>> Start Data lines

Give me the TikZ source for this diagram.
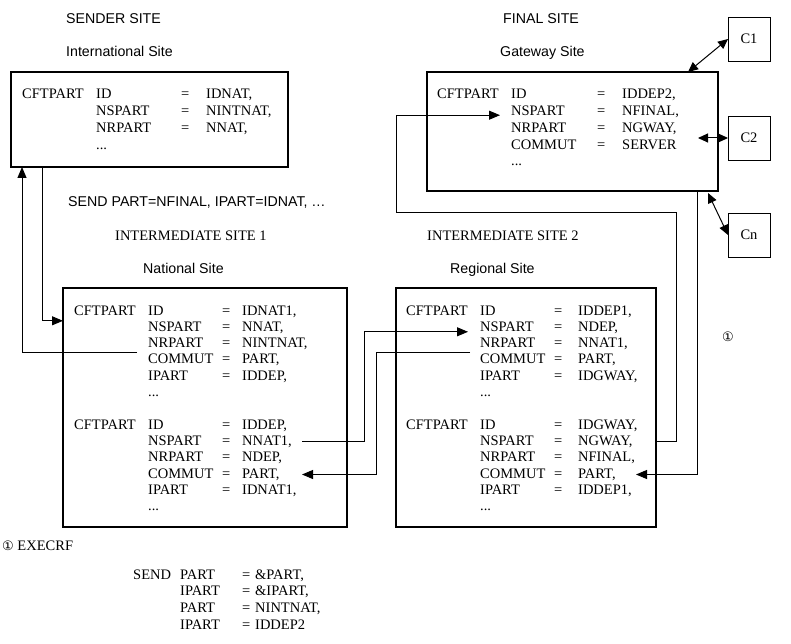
\documentclass[tikz,border=0pt]{standalone}
\usepackage{fontspec}
\setmainfont{Liberation Serif}
\setsansfont{Liberation Sans}
\newfontfamily\symfont{DejaVu Sans}
\usetikzlibrary{arrows.meta}
\newlength{\kvkey}
\newlength{\kveq}
\newcommand{\kv}[2]{\makebox[\kvkey][l]{#1}\makebox[\kveq][c]{=}#2}
\newcommand{\circone}{{\symfont\fontsize{13}{13}\selectfont ①}}

\tikzset{
  site/.style={draw, rectangle, line width=2.4pt, outer sep=0pt, anchor=north west},
  client/.style={draw, rectangle, line width=0.9pt, outer sep=0pt, anchor=north west, minimum width=42pt, minimum height=44pt},
  kvrow/.style={inner sep=0pt, text width=150pt, align=left, text height=10pt, text depth=3pt, node distance=16.3pt},
  toprow/.style={kvrow, node distance=16.7pt},
  cftlabel/.style={inner sep=0pt, text width=74pt, align=left, text height=10pt, text depth=3pt, node distance=112pt},
  heading/.style={inner sep=0pt, anchor=base west, font=\fontsize{14.2}{16.4}\sffamily\selectfont},
  serifhead/.style={inner sep=0pt, anchor=base west},
  link/.style={line width=1pt, -{Triangle[length=11pt,width=9pt]}},
  duplex/.style={line width=1pt, {Triangle[length=10pt,width=9pt]}-{Triangle[length=10pt,width=9pt]}},
}

\begin{document}
\begin{tikzpicture}[x=1pt, y=-1pt, every node/.append style={font=\fontsize{14.5}{16.4}\selectfont}]
\useasboundingbox (0,0) rectangle (791,644);

% sites
\node (intl) [site, minimum width=277pt, minimum height=95pt] at (11,72) {};
\node (gw)   [site, minimum width=291pt, minimum height=119pt] at (427,72) {};
\node (nat)  [site, minimum width=284pt, minimum height=239pt] at (63,288) {};
\node (reg)  [site, minimum width=260pt, minimum height=239pt] at (396,288) {};
\node (c1) [client] at (728,17) {C1};
\node (c2) [client] at (728,116) {C2};
\node (cn) [client] at (728,213) {Cn};

% headings
\node (sender)   [heading] at (66,24) {SENDER SITE};
\node (intlname) [heading] at (66,57) {International Site};
\node (final)    [heading] at (503,24) {FINAL SITE};
\node (gwname)   [heading] at (500,57) {Gateway Site};
\node (sendpart) [heading] at (68,207) {SEND PART=NFINAL, IPART=IDNAT, …};
\node (inter1)   [serifhead] at (115,240) {INTERMEDIATE SITE 1};
\node (natname)  [heading] at (143,273) {National Site};
\node (inter2)   [serifhead] at (427,240) {INTERMEDIATE SITE 2};
\node (regname)  [heading] at (450,273) {Regional Site};

% international site
\setlength{\kvkey}{68pt}\setlength{\kveq}{42pt}
\node (intl1) [toprow, anchor=base west] at (96,99) {\kv{ID}{IDNAT,}};
\node (intl2) [toprow, below of=intl1] {\kv{NSPART}{NINTNAT,}};
\node (intl3) [toprow, below of=intl2] {\kv{NRPART}{NNAT,}};
\node (intl4) [toprow, below of=intl3] {...};
\node (intlcft) [cftlabel, left of=intl1] {CFTPART};

% gateway site
\setlength{\kvkey}{69pt}\setlength{\kveq}{42pt}
\node (gwA1) [toprow, anchor=base west] at (511,99) {\kv{ID}{IDDEP2,}};
\node (gwA2) [toprow, below of=gwA1] {\kv{NSPART}{NFINAL,}};
\node (gwA3) [toprow, below of=gwA2] {\kv{NRPART}{NGWAY,}};
\node (gwA4) [toprow, below of=gwA3] {\kv{COMMUT}{SERVER}};
\node (gwA5) [toprow, below of=gwA4] {...};
\node (gwcft) [cftlabel, left of=gwA1] {CFTPART};

% national site
\setlength{\kvkey}{62pt}\setlength{\kveq}{32pt}
\node (natA1) [kvrow, anchor=base west] at (148,315) {\kv{ID}{IDNAT1,}};
\node (natA2) [kvrow, below of=natA1] {\kv{NSPART}{NNAT,}};
\node (natA3) [kvrow, below of=natA2] {\kv{NRPART}{NINTNAT,}};
\node (natA4) [kvrow, below of=natA3] {\kv{COMMUT}{PART,}};
\node (natA5) [kvrow, below of=natA4] {\kv{IPART}{IDDEP,}};
\node (natA6) [kvrow, below of=natA5] {...};
\node (natB1) [kvrow, below of=natA6, node distance=32.6pt] {\kv{ID}{IDDEP,}};
\node (natB2) [kvrow, below of=natB1] {\kv{NSPART}{NNAT1,}};
\node (natB3) [kvrow, below of=natB2] {\kv{NRPART}{NDEP,}};
\node (natB4) [kvrow, below of=natB3] {\kv{COMMUT}{PART,}};
\node (natB5) [kvrow, below of=natB4] {\kv{IPART}{IDNAT1,}};
\node (natB6) [kvrow, below of=natB5] {...};
\node (natAcft) [cftlabel, left of=natA1] {CFTPART};
\node (natBcft) [cftlabel, left of=natB1] {CFTPART};

% regional site
\setlength{\kvkey}{58pt}\setlength{\kveq}{40pt}
\node (regA1) [kvrow, anchor=base west] at (480,315) {\kv{ID}{IDDEP1,}};
\node (regA2) [kvrow, below of=regA1] {\kv{NSPART}{NDEP,}};
\node (regA3) [kvrow, below of=regA2] {\kv{NRPART}{NNAT1,}};
\node (regA4) [kvrow, below of=regA3] {\kv{COMMUT}{PART,}};
\node (regA5) [kvrow, below of=regA4] {\kv{IPART}{IDGWAY,}};
\node (regA6) [kvrow, below of=regA5] {...};
\node (regB1) [kvrow, below of=regA6, node distance=32.6pt] {\kv{ID}{IDGWAY,}};
\node (regB2) [kvrow, below of=regB1] {\kv{NSPART}{NGWAY,}};
\node (regB3) [kvrow, below of=regB2] {\kv{NRPART}{NFINAL,}};
\node (regB4) [kvrow, below of=regB3] {\kv{COMMUT}{PART,}};
\node (regB5) [kvrow, below of=regB4] {\kv{IPART}{IDDEP1,}};
\node (regB6) [kvrow, below of=regB5] {...};
\node (regAcft) [cftlabel, left of=regA1] {CFTPART};
\node (regBcft) [cftlabel, left of=regB1] {CFTPART};

% note
\node (note) at (728,337) {\circone};
\node (exec) [serifhead] at (2,550) {\circone\ EXECRF};
\node (exec1) [toprow, anchor=base west] at (180,579) {\makebox[62pt][l]{PART}= \&PART,};
\node (exec2) [toprow, below of=exec1] {\makebox[62pt][l]{IPART}= \&IPART,};
\node (exec3) [toprow, below of=exec2] {\makebox[62pt][l]{PART}= NINTNAT,};
\node (exec4) [toprow, below of=exec3] {\makebox[62pt][l]{IPART}= IDDEP2};
\node (send) [cftlabel, left of=exec1, node distance=85pt] {SEND};

% lanes
\coordinate (lane0) at (302,0);
\coordinate (lane1) at (22,0);
\coordinate (lane2) at (42,0);
\coordinate (lane3) at (364,0);
\coordinate (lane4) at (376,0);
\coordinate (lane5) at (396,0);
\coordinate (lane7) at (697,0);
\coordinate (lane8) at (636,0);
\coordinate (turn) at (676,212);

% connectors
\draw [link] ([xshift=-11pt,yshift=8pt]natA4.west) -| (lane1 |- intl.south);
\draw [link] (lane2 |- intl.south) |- ([yshift=7pt]natA2.west -| nat.west);
\draw [link] (lane0 |- natB2.west) -| ([yshift=-4pt]lane3 |- regA2.west) -- ([xshift=-12pt,yshift=-4pt]regA2.west);
\draw [link] ([xshift=-10pt,yshift=7.5pt]regA4.west) -| (lane4 |- natB4.west) -- (lane0 |- natB4.west);
\draw [link] (reg.east |- regB2.west) -| (turn) -| ([yshift=-3pt]lane5 |- gwA2.west) -- ([xshift=-11pt,yshift=-3pt]gwA2.west);
\draw [link] (lane7 |- gw.south) |- (lane8 |- regB4.west);
\draw [duplex] (c1.west) -- ([xshift=-30pt]gw.north east);
\draw [duplex] (c2.west) -- ([xshift=-20pt]gw.east |- c2.west);
\draw [duplex] (cn.west) -- ([xshift=-10pt,yshift=-2pt]gw.south east);
\end{tikzpicture}
\end{document}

>> End Data lines

** What is needed **
From the first line above to the line containing "(0,0) rectangle (791,644);", repeat each line exactly. Pictures stay out.

** Written solution **
Give me the TikZ source for this diagram.
\documentclass[tikz,border=0pt]{standalone}
\usepackage{fontspec}
\setmainfont{Liberation Serif}
\setsansfont{Liberation Sans}
\newfontfamily\symfont{DejaVu Sans}
\usetikzlibrary{arrows.meta}
\newlength{\kvkey}
\newlength{\kveq}
\newcommand{\kv}[2]{\makebox[\kvkey][l]{#1}\makebox[\kveq][c]{=}#2}
\newcommand{\circone}{{\symfont\fontsize{13}{13}\selectfont ①}}

\tikzset{
  site/.style={draw, rectangle, line width=2.4pt, outer sep=0pt, anchor=north west},
  client/.style={draw, rectangle, line width=0.9pt, outer sep=0pt, anchor=north west, minimum width=42pt, minimum height=44pt},
  kvrow/.style={inner sep=0pt, text width=150pt, align=left, text height=10pt, text depth=3pt, node distance=16.3pt},
  toprow/.style={kvrow, node distance=16.7pt},
  cftlabel/.style={inner sep=0pt, text width=74pt, align=left, text height=10pt, text depth=3pt, node distance=112pt},
  heading/.style={inner sep=0pt, anchor=base west, font=\fontsize{14.2}{16.4}\sffamily\selectfont},
  serifhead/.style={inner sep=0pt, anchor=base west},
  link/.style={line width=1pt, -{Triangle[length=11pt,width=9pt]}},
  duplex/.style={line width=1pt, {Triangle[length=10pt,width=9pt]}-{Triangle[length=10pt,width=9pt]}},
}

\begin{document}
\begin{tikzpicture}[x=1pt, y=-1pt, every node/.append style={font=\fontsize{14.5}{16.4}\selectfont}]
\useasboundingbox (0,0) rectangle (791,644);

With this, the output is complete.